**Exercise description:** Return the complete listing that follows, with each line reproduced exactly.

**Supplied information:**
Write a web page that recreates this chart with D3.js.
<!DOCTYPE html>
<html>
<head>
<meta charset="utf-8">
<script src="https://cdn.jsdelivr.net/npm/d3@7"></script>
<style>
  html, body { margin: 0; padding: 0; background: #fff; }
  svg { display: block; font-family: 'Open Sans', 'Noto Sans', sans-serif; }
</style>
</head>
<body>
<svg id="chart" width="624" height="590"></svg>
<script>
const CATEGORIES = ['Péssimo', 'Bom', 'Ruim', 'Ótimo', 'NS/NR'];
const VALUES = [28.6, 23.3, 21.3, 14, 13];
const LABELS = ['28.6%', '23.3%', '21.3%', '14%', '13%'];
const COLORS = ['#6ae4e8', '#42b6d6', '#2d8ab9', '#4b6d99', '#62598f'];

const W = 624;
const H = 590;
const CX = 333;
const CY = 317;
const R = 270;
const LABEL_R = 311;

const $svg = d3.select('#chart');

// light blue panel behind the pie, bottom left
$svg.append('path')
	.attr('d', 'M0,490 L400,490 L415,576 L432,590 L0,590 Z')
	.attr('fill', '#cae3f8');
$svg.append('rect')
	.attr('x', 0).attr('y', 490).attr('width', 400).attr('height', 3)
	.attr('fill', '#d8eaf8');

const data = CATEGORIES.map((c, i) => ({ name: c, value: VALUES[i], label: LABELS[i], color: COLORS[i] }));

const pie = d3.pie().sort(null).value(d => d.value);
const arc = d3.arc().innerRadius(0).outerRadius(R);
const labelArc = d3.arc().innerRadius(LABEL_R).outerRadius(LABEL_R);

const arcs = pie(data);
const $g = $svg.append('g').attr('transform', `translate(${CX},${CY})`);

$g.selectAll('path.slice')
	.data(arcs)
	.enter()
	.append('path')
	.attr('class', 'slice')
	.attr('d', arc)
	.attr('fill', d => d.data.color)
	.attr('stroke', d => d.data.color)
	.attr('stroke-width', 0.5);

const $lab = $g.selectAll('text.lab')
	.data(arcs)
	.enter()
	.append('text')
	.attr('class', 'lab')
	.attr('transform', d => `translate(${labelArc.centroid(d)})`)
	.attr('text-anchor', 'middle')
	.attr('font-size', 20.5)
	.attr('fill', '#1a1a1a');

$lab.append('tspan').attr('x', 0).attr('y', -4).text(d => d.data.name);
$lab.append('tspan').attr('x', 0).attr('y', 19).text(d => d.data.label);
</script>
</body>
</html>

**Solution below:**
Write a web page that recreates this chart with D3.js.
<!DOCTYPE html>
<html>
<head>
<meta charset="utf-8">
<script src="https://cdn.jsdelivr.net/npm/d3@7"></script>
<style>
  html, body { margin: 0; padding: 0; background: #fff; }
  svg { display: block; font-family: 'Open Sans', 'Noto Sans', sans-serif; }
</style>
</head>
<body>
<svg id="chart" width="624" height="590"></svg>
<script>
const CATEGORIES = ['Péssimo', 'Bom', 'Ruim', 'Ótimo', 'NS/NR'];
const VALUES = [28.6, 23.3, 21.3, 14, 13];
const LABELS = ['28.6%', '23.3%', '21.3%', '14%', '13%'];
const COLORS = ['#6ae4e8', '#42b6d6', '#2d8ab9', '#4b6d99', '#62598f'];

const W = 624;
const H = 590;
const CX = 333;
const CY = 317;
const R = 270;
const LABEL_R = 311;

const $svg = d3.select('#chart');

// light blue panel behind the pie, bottom left
$svg.append('path')
	.attr('d', 'M0,490 L400,490 L415,576 L432,590 L0,590 Z')
	.attr('fill', '#cae3f8');
$svg.append('rect')
	.attr('x', 0).attr('y', 490).attr('width', 400).attr('height', 3)
	.attr('fill', '#d8eaf8');

const data = CATEGORIES.map((c, i) => ({ name: c, value: VALUES[i], label: LABELS[i], color: COLORS[i] }));

const pie = d3.pie().sort(null).value(d => d.value);
const arc = d3.arc().innerRadius(0).outerRadius(R);
const labelArc = d3.arc().innerRadius(LABEL_R).outerRadius(LABEL_R);

const arcs = pie(data);
const $g = $svg.append('g').attr('transform', `translate(${CX},${CY})`);

$g.selectAll('path.slice')
	.data(arcs)
	.enter()
	.append('path')
	.attr('class', 'slice')
	.attr('d', arc)
	.attr('fill', d => d.data.color)
	.attr('stroke', d => d.data.color)
	.attr('stroke-width', 0.5);

const $lab = $g.selectAll('text.lab')
	.data(arcs)
	.enter()
	.append('text')
	.attr('class', 'lab')
	.attr('transform', d => `translate(${labelArc.centroid(d)})`)
	.attr('text-anchor', 'middle')
	.attr('font-size', 20.5)
	.attr('fill', '#1a1a1a');

$lab.append('tspan').attr('x', 0).attr('y', -4).text(d => d.data.name);
$lab.append('tspan').attr('x', 0).attr('y', 19).text(d => d.data.label);
</script>
</body>
</html>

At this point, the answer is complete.